His actions occurred in connection with his judicial duties.
Justice of the Peace Landry has admitted that the acts alleged have occurred, and at the hearing he assured the Commission he would not make the same mistakes again.
He testified that he will obtain current codes of procedure, and his attorney has agreed to assist him when procedural questions arise in the future.
However, based on his history, the Commission was not persuaded and, nor are we, Justice of the Peace Landry will abide by the rules in the future.
Justice of the Peace Landry assumed the bench in March of 1984, and was a seasoned judicial officer when the facts giving rise to the formal charge occurred. There have been numerous prior complaints to the Commission concerning the judicial practices of Justice of the Peace Landry.
His conduct has seriously undermined the judicial process.

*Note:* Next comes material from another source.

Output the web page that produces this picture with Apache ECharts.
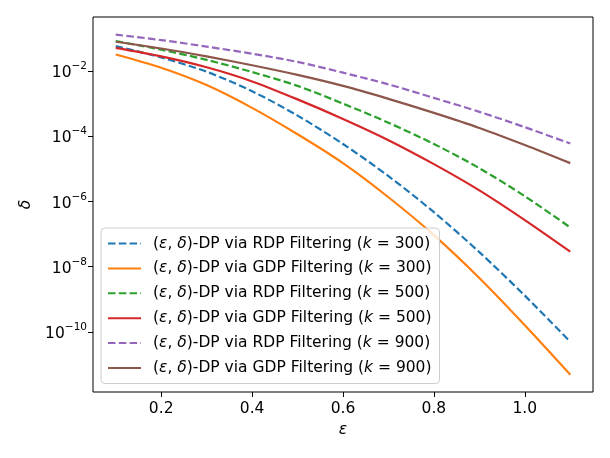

In considering the Chaisson factors to the facts in this case, we find Justice of the Peace Landry’s actions as stated in the formal charge against him, as well as his prior unethical conduct as found in the previous complaints, foster a negative effect on the integrity and respect for the judiciary.
Given the seriousness of the misconduct of Justice of the Peace Landry, we find that an appropriate disciplinary action is to order that Justice of the Peace Landry be suspended without pay for six months, placed on a two year probationary period, and assessed all costs of these proceedings.
Upon review of the findings and recommendation of the Judiciary Commission, and considering the record filed herein, it is hereby ordered that Justice of the Peace Lawrence Landry, Ward E, Parish of St. Bernard, be suspended for six months without pay, followed by a two year period of probation, for rendering a default judgment against a defendant without proper service of process and without convening a hearing, in violation of Canons 1, 2(A) and 3(A)(1).
Justice of the Peace Lawrence Landry is cast with costs of this proceeding, and shall pay to the Judiciary Commission the sum of $533.42 as reimbursement for expenses incurred by the Commission during its investigation and prosecution of this case. Supreme Court Rule XXIII, § 22.